Biliyorum herkes topu birbirine atıyor. Bodrum Belediyesi, Muğla Belediyesini, Muğla Belediyesi, şoförü, şoför Ada’yı. Hergün defalarca acı fren sesinin duyulduğu caddede çeşitli bahaneler ile önlem alınmıyor. Burası Türkiye nasıl olsa insan hayatı ucuz.
Bir kişinin yada kurumun üzerine ateşten topu atıp kaçmak alçaklığına da kimse girmemeli. Sokak aralarında ve caddeler de hız limitini aşan her sürücü Ada’nın potansiyel katilidir. Karayolları, belediyeler, devlet ne kadar suçlu ise, Ada’ya çarpan sürücü ne kadar suçlu ise, toplumda o kadar suçludur.
Sadece Ada mı? Hayır daha bir ay önce trafik kazasında ölen yaşlı karı koca. Daha ondan 6 ay önce motorun üzerinde yolunda giderken trafik canavarına kurban giden bir başkası. Yine 7 yaşında bir çocuk Ada‘dan sonra araç çarpması sonucu beyin kanaması geçirdi hastanede bir hafta yattı. 7 yaşında bir çocuk azrail ile pençeleşti.
Kusura bakmayın bunları yaşarken, solurken içimden Bodrum’un en güzel 7 beach’ini yazmak, Akvaryum koyunun turkuaz denizi betimlemek, Akyar’lardan Kos adasının manzarasını anlatmak içimden gelmedi.
Ada Bodrum yelken kulübünün ve Ted Bodrum Koleji’nin en sevilen, başarılı öğrencilerindendi. Geleceği parlak özel bir çocuktu. Onun için hatıra ormanı yapılıyor. Yelken kulübü yine Ada‘nın adı ile bir musabaka düzenliyor. Onun adına daha bir çok sosyal sorumluluk projesi düzenlenecektir. Bunlar hem Ada‘nın koca koca insanlara verdiği ilhamın hemde kanayan vicdanların iz düşümüdür.
Başka Adalar Ölmesin
Peki babasının mezarı başında dile getirdiği o sözler. “Başka Ada’lar ölmesin” sözü. Gerçek olacak mı? Bilmiyorum. Ancak ben her hızlı giden sürücüyü durduruyorum ve “Bu kentte 10 yaşında bir çocuk öldü trafik kazasında, onun katili olmak ister miydin?” diyorum. Sapsarı kesiliyor. Bunu sadece ben yaptığım sürece aptalca bir davranış gibi gözükecek ve muhtemelen işe yaramayacaktır. Yurttaş olma bilinci yaygınlaşıp eyleme dönüşürse, politik ve siyasi bir tabana dayanmadan, birliktelik duygusu ile el ele verilirse her şey değişir. Şimdi değil, hemen değil, bu gün değil ancak yavaş yavaş her şey değişir.

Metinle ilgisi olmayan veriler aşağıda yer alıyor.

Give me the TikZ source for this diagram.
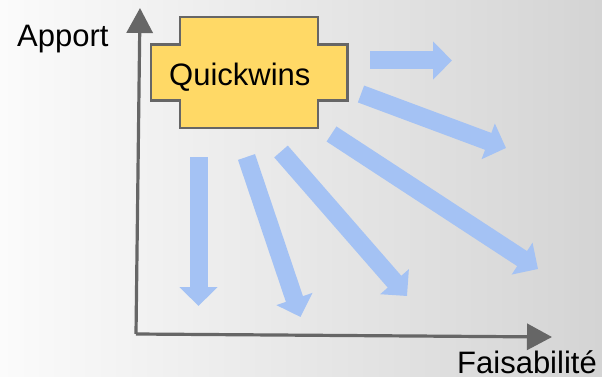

Böyle bir bilince ulaşmamız için daha çok zaman var biliyorum. Günlerce sürecek eylemler ve sorumluları koltuğundan edecek azimli, kararlı duruşlar sergilememiz mümkün değil. Bir daha ki ölüme kadar her şeyi unutup sonra tekrar saman alevi gibi nutuklar atacağız ama emin olun o da geçecek her zaman ki gibi birileri için. Ancak birileri için hiç de böyle olmayacak. Bazen büyük acılar dünyayı değiştirir.
İşte tam da bu yüzden özür diliyorum sevgili Ada senden. Ben de zaman zaman hız limitlerini aştım, trafik ışıklarını hiçe saydım, yaya geçidinde biraz daha gaza bastım. Ben de senin potansiyel katillerinden biriyim. Ve sevgili Ada biliyor musun benim de bir kızım var. Senin yerinde o da olabilirdi. Bunu da çok iyi biliyorum.
Sen çok cesaretli bir kahramansın, diğer tüm çocuklar için kendini feda etmiş bir şovalyesin. Bundan sonra bir çocuk daha ölmesin diye herkese büyük bir ders verdin. Sen yürekli bir centilmensin. Seni hiç ama hiç unutmayacağım. Her yıl 10. yaşını kutlamak için doğum günün de seninle olacağım. Ben pek inanmam öyle şeylere ama eğer bizi görüyorsan cennetten, eminim yarattığın bu büyük değişim için gurur duyuyorsun kendinle. Duy, bunu en çok sen hak ediyorsun. Ada herkes seni çok seviyor, sen de bizi unutma olur mu?